In 2007, Belmont won the Atlantic Sun Conference men's basketball tournament for the second year in a row, defeating East Tennessee State University in Johnson City 94–67. The Bruins continued to the NCAA Tournament for the second consecutive year, losing in the first round to the Georgetown Hoyas.
In 2008, the Bruins advanced for the third straight year to the NCAA men's basketball tournament, after winning the Atlantic Sun Regular Season as well as Atlantic Sun Tournament Championship, again earning a 15 seed, this time against the #2 seeded Duke Blue Devils. Belmont had their best tournament showing ever in this game, losing by a score of 71–70 to the Blue Devils.

In 2009, the Bruins posted their first postseason men's basketball victory by beating Evansville in the CollegeInsider.com Post Season Tournament (CIT).

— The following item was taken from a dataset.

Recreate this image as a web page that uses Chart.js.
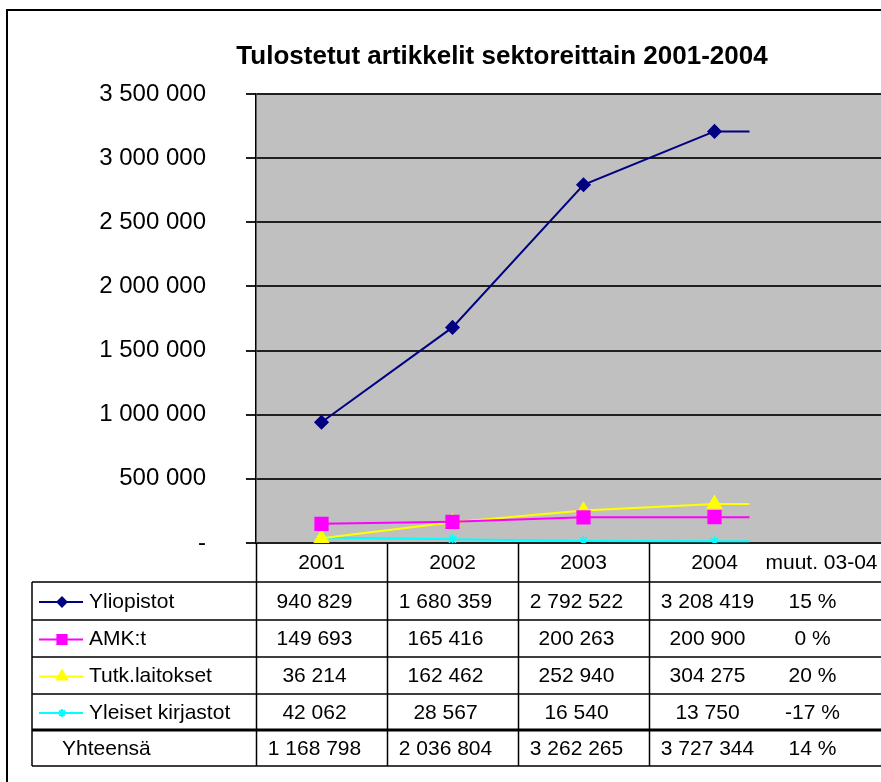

In 2011, the Belmont Bruins Men's Basketball program posted a 19–1 record in the Atlantic Sun Conference, won the regular season conference championship, and won the Atlantic Sun Conference tournament Championship by the largest margin (41 points) in conference history. The Bruins entered the NCAA Tournament as a 13th seed, losing to Wisconsin 72–58. The Bruins' 30–5 record for the season set a new, NCAA era record for the program.

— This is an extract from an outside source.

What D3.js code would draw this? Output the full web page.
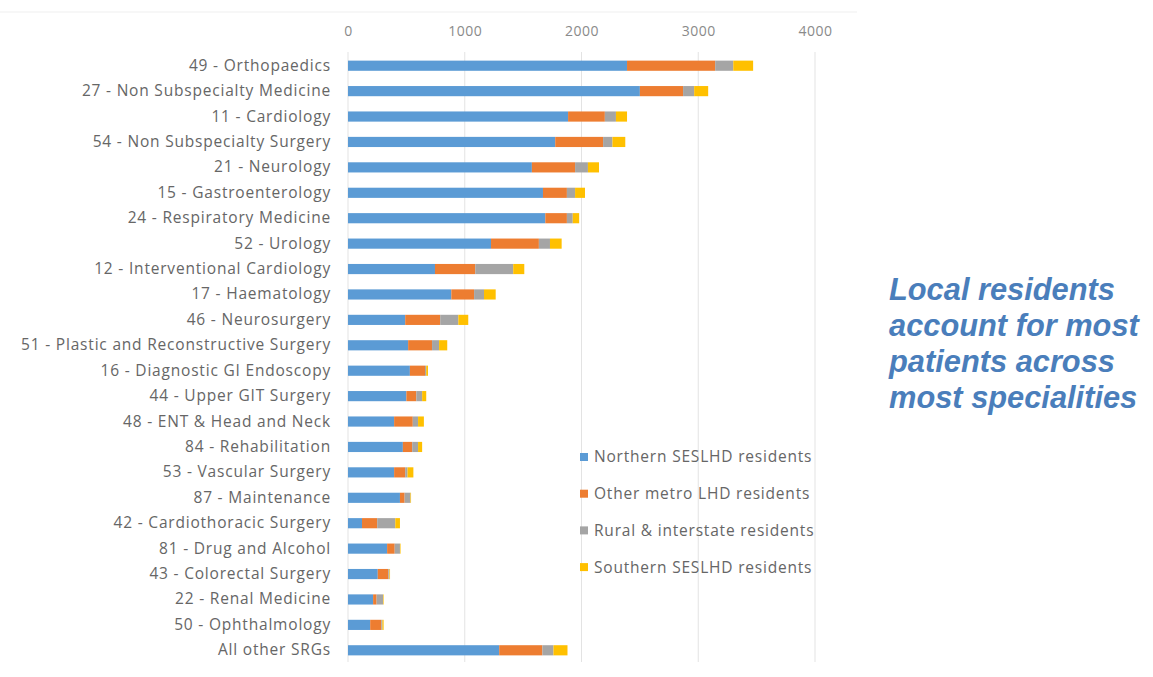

In 2012, the team won the Atlantic Sun Regular Season Championship for the fifth time in six years, along with the Atlantic Sun Conference tournament, thus reaching the NCAA Tournament for the fifth time in seven years. Belmont received the fourteenth seed in the Midwest Regional, losing to Georgetown 74-59.

==Athletic facilities==

The Curb Event Center is home for the volleyball and men's and women's basketball teams' games. The practice facility for these teams is the Crockett Center for Athletic Excellence.

The group of stadiums at Nashville's E. S. Rose Park, located near the campus, is home for Belmont's baseball, softball, men's and women's soccer, and men's and women's outdoor track and field teams.

Nashville's Percy Warner Park hosts Belmont's men's and women's cross country teams.

Belmont's men's golf team practice facility is The Little Course at Conner Lane in Franklin, Tennessee.

The Beaman Family Tennis Complex, which sits atop the Crockett Center is home to the Belmont men's and women's tennis teams.